Puma has said it would reduce the number of products its makes and continue with its store closure operation following a 29.2% drop in profits in the second quarter of the year.
Net profits at the group fell €26.7m (£20.9m) in the three months to June 30 despite revenues rising 11.8% to €752.9m (£589.7m).
Over the first half of the year net profit fell 12.8% to €100.6m (£78.8m). Puma said the current economic climate, particularly in Europe, had put a strain onto gross margins.
The sportswear firm said that it would look to streamline its product range by reducing the number of pieces it develops.
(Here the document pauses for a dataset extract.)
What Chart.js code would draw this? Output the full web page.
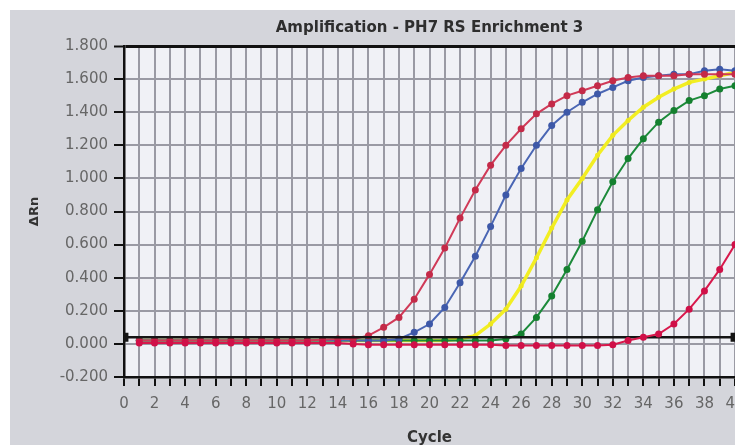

The company will also continue its focus on shutting underperforming stores and opening others in profitable locations, particularly emerging markets.
Puma chief exectuive officer Franz Koch, said: “Despite the poor consumer sentiment and challenging business environment particularly in Europe, PUMA achieved respectable sales growth in the second quarter and first half of this year.”
He added that pressure on gross profit margins and strategic investments in combination with a weakening European business had impacted second quarter net earnings. “We have therefore taken measures to secure sustainable and profitable growth by broadening the scope of our Transformation Program. This program is designed to reduce complexity and establish a more efficient business model, operating on a leaner cost base,” said Koch.
Last Wednesday the company issued an unscheduled statment with a profit warning ahead of the second quarter results.The sporting goods business reiterated that it expects a drop in the profits for its full year results from the €230.1m (£180.2m) last year.
Meanwhile general manager finance Michael Lammermann has been promoted to chief financial officer and will take up the role on January 1, 2013. Chief operating officer Klaus Bauer will leave Puma at the end of the year but his successor is yet to be announced.